Avrupa Parlamentosu (AP) 19 Mayıs Çarşamba günü aldığı kararda Türkiye-AB ilişkilerindeki mevcut gidişatın acilen ve tutarlı biçimde tersine dönmemesi halinde Ankara ile katılım müzakerelerinin resmen askıya alınması çağrısı yapıldı.
Peki bu karar ne anlama geliyor ? Tam üyelik müzakereleri ne şekilde resmen askıya alınabilir?
AP’nin bu kararı bağlayıcı değil. Tavsiye kararı niteliğinde. Türkiye’nin üyeliğinin askıya alınmasına AP karar vermiyor. AP, geçtiğimiz yıllarda da bu yönde tavsiye kararlar aldı.
Üyeliğin askıya alınması AB Komisyonu’nun yapacağı öneri ve AB Konseyi’nin alacağı kararla mümkün olabilir.
Avrupa Birliği Konseyi’nde konunun gündeme getirilmesi halinde müzakerelerin askıya alınması için nitelikli çoğunluk gerekiyor. Müzakerelerin tamamen durdurulması ise oy birliği ile mümkün. Bir çok Avrupa Birliği ülkesi ilişkilerin zedelenebileceği gerekçesi ile müzakerelerin resmen askıya alınması taraftarı değil.
Türkiye’nin AB’ye katılım müzakereleri 3 Ekim 2005 tarihinde başladı. Katılım müzakereleri kapsamında AB müktesebatı 35 başlık (fasıl) altında ele alınmaktadır.
Halihazırda, Türkiye’nin katılım müzakerelerinde 16 fasıl müzakereye açıldı, bir tanesi geçici olarak kapatıldı. 14 fasıl AB Konseyi ve Güney Kıbrıs Rum Yönetimi’nin siyasi nitelikli engellemeleri nedeniyle bloke edildi. Bilim ve Araştırma faslından sonra müzakerelere açılan hiçbir fasıl, geçici olarak dahi kapatılamadı.

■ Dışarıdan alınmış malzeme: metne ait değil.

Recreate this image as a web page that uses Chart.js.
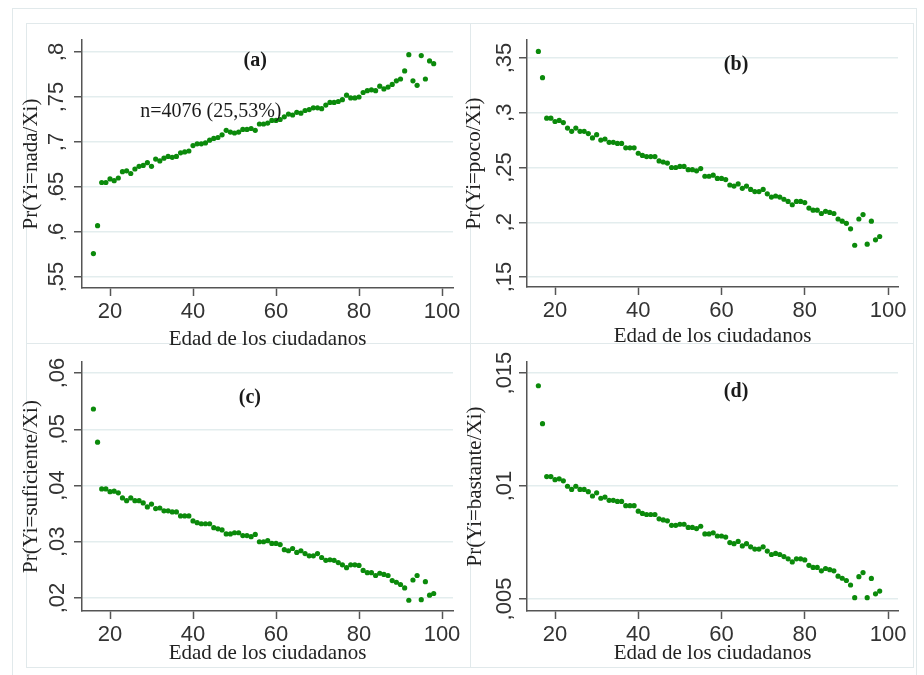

Üyelik müzakerelerinin askıya alınmasına AP karar vermediği için, alınan karar Türkiye ile yürürlükte olan örneğin Erasmus gibi öğrenci değişim programı dahil, mevcut ilişkilere somut bir etkisi olmayacak.
AP’nin son Türkiye raporu
AP’nin İspanyol parlamenteri Nacho Sanchez Amor tarafından kaleme alınan rapor ve buna bağlı karar tasarısı dün büyük bir oy farkıyla kabul edildi. Oylamada,480 “evet”, 64 “hayır”, 150 “çekimser” oyu çıktı.

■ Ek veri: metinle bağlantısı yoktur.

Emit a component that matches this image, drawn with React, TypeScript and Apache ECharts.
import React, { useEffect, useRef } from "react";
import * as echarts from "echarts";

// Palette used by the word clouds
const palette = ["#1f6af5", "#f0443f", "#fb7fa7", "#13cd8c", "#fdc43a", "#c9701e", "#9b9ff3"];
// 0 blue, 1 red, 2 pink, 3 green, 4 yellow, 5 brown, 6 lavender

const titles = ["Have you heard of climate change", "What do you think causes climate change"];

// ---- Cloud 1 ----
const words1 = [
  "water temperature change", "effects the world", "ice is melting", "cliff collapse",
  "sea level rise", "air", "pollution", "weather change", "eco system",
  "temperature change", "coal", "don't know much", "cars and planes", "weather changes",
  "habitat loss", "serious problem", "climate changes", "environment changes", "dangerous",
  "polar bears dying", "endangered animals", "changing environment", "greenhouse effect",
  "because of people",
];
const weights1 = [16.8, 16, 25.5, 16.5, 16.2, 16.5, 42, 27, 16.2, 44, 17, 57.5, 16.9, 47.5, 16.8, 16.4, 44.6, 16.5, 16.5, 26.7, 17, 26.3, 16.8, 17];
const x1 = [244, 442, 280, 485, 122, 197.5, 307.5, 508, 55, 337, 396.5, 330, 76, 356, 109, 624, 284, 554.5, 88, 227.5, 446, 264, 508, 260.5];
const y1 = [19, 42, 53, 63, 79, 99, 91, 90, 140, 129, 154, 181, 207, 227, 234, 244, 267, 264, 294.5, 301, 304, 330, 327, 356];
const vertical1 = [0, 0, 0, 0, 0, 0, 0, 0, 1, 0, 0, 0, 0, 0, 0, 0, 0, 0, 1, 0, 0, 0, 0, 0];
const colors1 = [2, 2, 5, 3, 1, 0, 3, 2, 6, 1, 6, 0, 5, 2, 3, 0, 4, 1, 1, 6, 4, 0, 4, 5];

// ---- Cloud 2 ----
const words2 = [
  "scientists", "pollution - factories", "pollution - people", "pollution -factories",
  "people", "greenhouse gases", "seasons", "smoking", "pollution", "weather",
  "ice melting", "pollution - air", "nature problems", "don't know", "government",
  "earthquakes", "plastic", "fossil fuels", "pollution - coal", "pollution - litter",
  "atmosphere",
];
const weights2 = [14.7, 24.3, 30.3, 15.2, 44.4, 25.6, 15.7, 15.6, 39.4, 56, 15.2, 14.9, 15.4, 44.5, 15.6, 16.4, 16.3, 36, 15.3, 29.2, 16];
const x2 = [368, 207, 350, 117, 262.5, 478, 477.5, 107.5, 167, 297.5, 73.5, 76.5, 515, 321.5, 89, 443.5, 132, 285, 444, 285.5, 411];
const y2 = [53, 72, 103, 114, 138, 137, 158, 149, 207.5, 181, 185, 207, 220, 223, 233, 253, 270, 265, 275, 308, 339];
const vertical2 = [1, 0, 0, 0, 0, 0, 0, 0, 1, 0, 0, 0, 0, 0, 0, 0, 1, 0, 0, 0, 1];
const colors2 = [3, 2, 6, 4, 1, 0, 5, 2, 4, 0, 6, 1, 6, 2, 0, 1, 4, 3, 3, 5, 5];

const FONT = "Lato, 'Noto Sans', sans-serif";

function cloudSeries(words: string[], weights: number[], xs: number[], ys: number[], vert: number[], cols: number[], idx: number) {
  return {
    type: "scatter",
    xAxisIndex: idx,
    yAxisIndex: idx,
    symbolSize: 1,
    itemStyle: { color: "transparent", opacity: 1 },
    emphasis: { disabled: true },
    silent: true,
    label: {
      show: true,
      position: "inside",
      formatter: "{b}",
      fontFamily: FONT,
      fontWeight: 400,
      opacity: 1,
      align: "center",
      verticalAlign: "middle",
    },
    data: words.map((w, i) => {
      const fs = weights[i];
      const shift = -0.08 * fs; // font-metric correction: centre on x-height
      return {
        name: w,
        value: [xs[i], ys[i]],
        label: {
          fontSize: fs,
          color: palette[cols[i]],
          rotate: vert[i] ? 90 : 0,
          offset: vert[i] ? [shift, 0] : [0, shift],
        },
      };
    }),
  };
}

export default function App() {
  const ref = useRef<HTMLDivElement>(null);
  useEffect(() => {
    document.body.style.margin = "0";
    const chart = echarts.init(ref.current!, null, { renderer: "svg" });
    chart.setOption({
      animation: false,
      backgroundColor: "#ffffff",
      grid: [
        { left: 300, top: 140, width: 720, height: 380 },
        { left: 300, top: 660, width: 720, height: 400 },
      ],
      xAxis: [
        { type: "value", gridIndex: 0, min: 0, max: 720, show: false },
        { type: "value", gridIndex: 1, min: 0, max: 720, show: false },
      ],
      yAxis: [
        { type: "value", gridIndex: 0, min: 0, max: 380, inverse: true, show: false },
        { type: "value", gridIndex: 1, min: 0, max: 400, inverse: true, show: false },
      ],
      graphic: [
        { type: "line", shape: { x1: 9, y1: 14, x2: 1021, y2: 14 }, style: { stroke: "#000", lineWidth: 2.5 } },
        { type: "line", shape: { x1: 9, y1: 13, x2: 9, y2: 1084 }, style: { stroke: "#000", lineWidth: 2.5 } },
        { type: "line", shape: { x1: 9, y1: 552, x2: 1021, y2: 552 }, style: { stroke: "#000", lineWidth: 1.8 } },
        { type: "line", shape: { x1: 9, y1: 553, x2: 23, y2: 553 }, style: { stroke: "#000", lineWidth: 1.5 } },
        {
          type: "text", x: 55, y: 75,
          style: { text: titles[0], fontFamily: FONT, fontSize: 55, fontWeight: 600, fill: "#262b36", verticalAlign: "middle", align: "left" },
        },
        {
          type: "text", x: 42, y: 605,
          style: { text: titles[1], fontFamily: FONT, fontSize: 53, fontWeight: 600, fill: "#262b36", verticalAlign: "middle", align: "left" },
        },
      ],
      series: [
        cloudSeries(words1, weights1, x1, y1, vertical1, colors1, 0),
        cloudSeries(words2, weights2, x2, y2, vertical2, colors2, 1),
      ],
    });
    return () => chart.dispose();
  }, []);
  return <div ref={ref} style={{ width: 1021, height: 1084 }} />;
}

Kabul edilen raporda, Türkiye’ye temel haklar, demokrasi, hukukun üstünlüğü, insan hakları konularında sert eleştiriler yöneltildi. Avrupa Parlamentosu’nun, daha önceki yıllara oranla Türkiye’ye çok daha fazla sert eleştiriler yöneltildiği gözlendi.

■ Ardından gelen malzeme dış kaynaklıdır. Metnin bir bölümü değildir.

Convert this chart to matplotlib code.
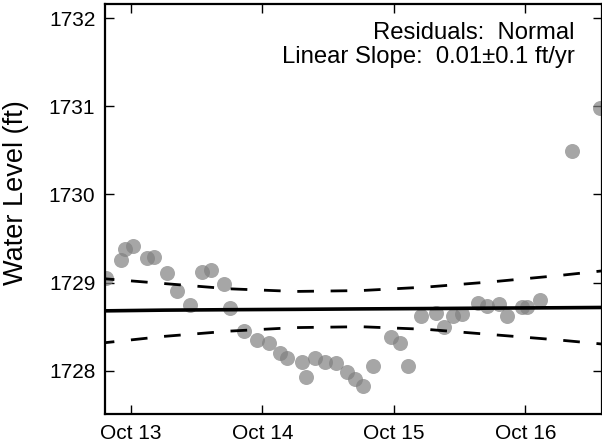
import numpy as np
import matplotlib
matplotlib.use("Agg")
import matplotlib.pyplot as plt
import matplotlib.dates as mdates

plt.rcParams['font.family'] = ['Liberation Sans', 'DejaVu Sans']

# hours after Oct 13 00:00 and water level (ft)
start = np.datetime64('2015-10-13T00:00')
obs_hours = [-4.5, -1.8, -1.0, 0.4, 2.9, 4.3, 6.6, 8.5, 10.8, 13.0, 14.6, 17.1,
             18.1, 20.7, 23.1, 25.2, 27.2, 28.5, 31.3, 31.9, 33.7, 35.4, 37.4,
             39.4, 41.0, 42.4, 44.2, 47.4, 49.2, 50.5, 52.9, 55.6, 57.1, 58.7,
             60.5, 63.4, 65.0, 67.2, 68.7, 71.3, 72.3, 74.6, 80.5, 85.6]
obs_level = [1729.05, 1729.26, 1729.38, 1729.42, 1729.28, 1729.29, 1729.11,
             1728.91, 1728.75, 1729.12, 1729.14, 1728.99, 1728.71, 1728.45,
             1728.35, 1728.31, 1728.20, 1728.15, 1728.10, 1727.93, 1728.14,
             1728.10, 1728.09, 1727.99, 1727.91, 1727.83, 1728.06, 1728.38,
             1728.32, 1728.05, 1728.62, 1728.65, 1728.50, 1728.62, 1728.64,
             1728.77, 1728.73, 1728.76, 1728.62, 1728.72, 1728.72, 1728.80,
             1730.49, 1730.98]

# linear fit and confidence band
fit_hours = [-6, 6, 18, 30, 42, 54, 66, 78, 90]
fit_level = [1728.679, 1728.688, 1728.693, 1728.697, 1728.702,
             1728.706, 1728.711, 1728.715, 1728.720]
band_upper = [1729.05, 1728.99, 1728.93, 1728.90, 1728.91,
              1728.95, 1729.01, 1729.08, 1729.16]
band_lower = [1728.31, 1728.39, 1728.45, 1728.49, 1728.50,
              1728.47, 1728.41, 1728.35, 1728.28]

def to_time(hours):
    return start + (np.array(hours) * 60).astype(int).astype('timedelta64[m]')

fig = plt.figure(figsize=(6.02, 4.48), dpi=100)
ax = fig.add_axes([0.1744, 0.0759, 0.8251, 0.9151])

ax.plot(to_time(obs_hours), obs_level, 'o', color='gray', alpha=0.7,
        markersize=10.8, markeredgewidth=0, zorder=2)
ax.plot(to_time(fit_hours), fit_level, color='black', lw=2.6, zorder=3)
ax.plot(to_time(fit_hours), band_upper, color='black', lw=2, dashes=(6, 6), zorder=3)
ax.plot(to_time(fit_hours), band_lower, color='black', lw=2, dashes=(6, 6), zorder=3)

ax.set_xlim(to_time([-4.69])[0], to_time([85.9])[0])
ax.set_ylim(1727.51, 1732.16)
ax.set_yticks([1728, 1729, 1730, 1731, 1732])
ax.xaxis.set_major_locator(mdates.DayLocator())
ax.xaxis.set_major_formatter(mdates.DateFormatter('%b %d'))

ax.tick_params(direction='in', length=6.5, width=1, top=True, right=True,
               labelsize=15, pad=7)
for s in ax.spines.values():
    s.set_linewidth(1.6)

ax.set_ylabel('Water Level (ft)', fontsize=19.5)
ax.yaxis.set_label_coords(-0.153, 0.54)

ax.text(0.946, 0.955, 'Residuals:  Normal\nLinear Slope:  0.01\u00b10.1 ft/yr',
        transform=ax.transAxes, ha='right', va='top', fontsize=17.2,
        linespacing=1.1)

fig.savefig('out.png', dpi=100)
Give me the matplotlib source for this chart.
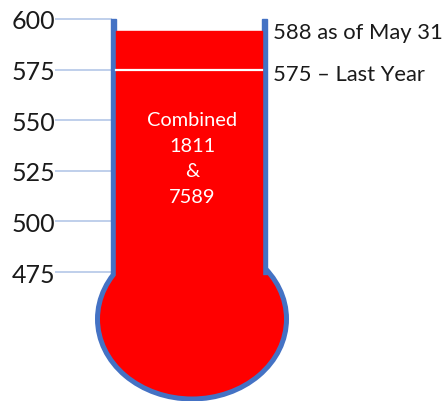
import matplotlib
matplotlib.use('Agg')
from matplotlib import pyplot as plt
from matplotlib.patches import Ellipse, Rectangle

# values
tick_values = [475, 500, 525, 550, 575, 600]
current = 588          # as written in the label
fill_level = 594       # where the red column actually stops in the picture
last_year = 575
inner_text = ['Combined', '1811', '&', '7589']

plt.rcParams['font.family'] = ['Lato', 'DejaVu Sans']

fig = plt.figure(figsize=(4.48, 4.02), dpi=100)
ax = fig.add_axes([55 / 448, 0, 1 - 55 / 448, 1])
# x in pixels, y in values (600 at 20px, 475 at 273px)
px = 253 / 125
ax.set_xlim(55, 448)
ax.set_ylim(475 - (402 - 273) / px, 600 + 20 / px)

blue = '#4472C4'
red = '#FF0000'

# tube walls
x_l, x_r = 111, 262
wall_w = 5
bottom = 474
ax.add_patch(Rectangle((x_l, bottom), wall_w, 600 - bottom, color=blue, zorder=3))
ax.add_patch(Rectangle((x_r, bottom), wall_w, 600 - bottom, color=blue, zorder=3))

# bulb
bulb_y = 475 - (320 - 273) / px
ax.add_patch(Ellipse((192, bulb_y), 189, 160 / px, facecolor=red,
                     edgecolor=blue, lw=3.6, zorder=2))

# red column
ax.add_patch(Rectangle((x_l + wall_w, bulb_y), x_r - x_l - wall_w,
                       fill_level - bulb_y, color=red, zorder=4))

# last year marker
ax.plot([x_l + wall_w, x_r], [last_year, last_year], color='white', lw=1.6, zorder=5)

ax.text(273, fill_level - 0.5, f'{current} as of May 31', fontsize=15.8,
        va='center', ha='left', color='#1a1a1a')
ax.text(273, last_year - 2, f'{last_year} \u2013 Last Year', fontsize=15.8,
        va='center', ha='left', color='#1a1a1a')

for i, s in enumerate(inner_text):
    ax.text(192, 600 - (121 - 20) / px - i * 25.5 / px, s, color='white',
            fontsize=14.4, ha='center', va='center', zorder=6)

ax.set_yticks(tick_values)
ax.set_yticklabels([str(v) for v in tick_values], fontsize=18, color='#1a1a1a')
ax.tick_params(axis='y', direction='in', length=41, width=1.2,
               color='#B4C7E7', pad=0)
ax.set_xticks([])
for s in ax.spines.values():
    s.set_visible(False)

fig.savefig('out.png', dpi=100)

“AB-Türkiye ilişkilerinin tarihi olarak en düşük seviyesinde olduğu” tespiti yapılan raporda, Türkiye-AB ilişkilerindeki mevcut gidişatın acilen ve tutarlı biçimde tersine dönmemesi halinde Türkiye ile katılım müzakerelerinin resmen askıya alınması çağrısı yapıldı.
Raporda ayrıca, üye ülkelere ülkücü hareketi Avrupa Birliği (AB) terör örgütleri listesine ekleme olasılığını araştırma, derneklerini yasaklama ve faaliyetlerini yakından izleme çağrısında bulunuldu.
Türkiye’nin tepkisi
Dışişleri Bakanlığı, bu rapor ve karara tepki göstererek, “Türkiye-AB ilişkilerini yeniden canlandırmaya yönelik çaba harcanan bir dönemde, (AP’nin) nesnellikten uzak tavsiye kararının kabul edilmesi mümkün değildir” dedi.
Açıklamada şu görüşlere yer verildi: “İnsan hakları, demokrasi, hukukun üstünlüğü, yönetim yapımıza ve siyasi partilere ilişkin gerçek dışı iddialar içeren, ülkemizin etkin, çözüm odaklı, insani ve girişimci dış politikasını tehdit olarak gören, Ege, Doğu Akdeniz ve Kıbrıs konularında tamamen haksız, yanlı Yunan ve Rum tezlerini yansıtan ve 1915 olaylarına ilişkin tek taraflı tutarsız Ermeni anlatılarına dayanan önyargılı bu yazımı reddediyoruz.”
Açıklamada ayrıca AB üyeliğinin, Türkiye için stratejik bir hedef olduğu ve bu hedef doğrultusunda çalışmaların süreceği vurgulandı.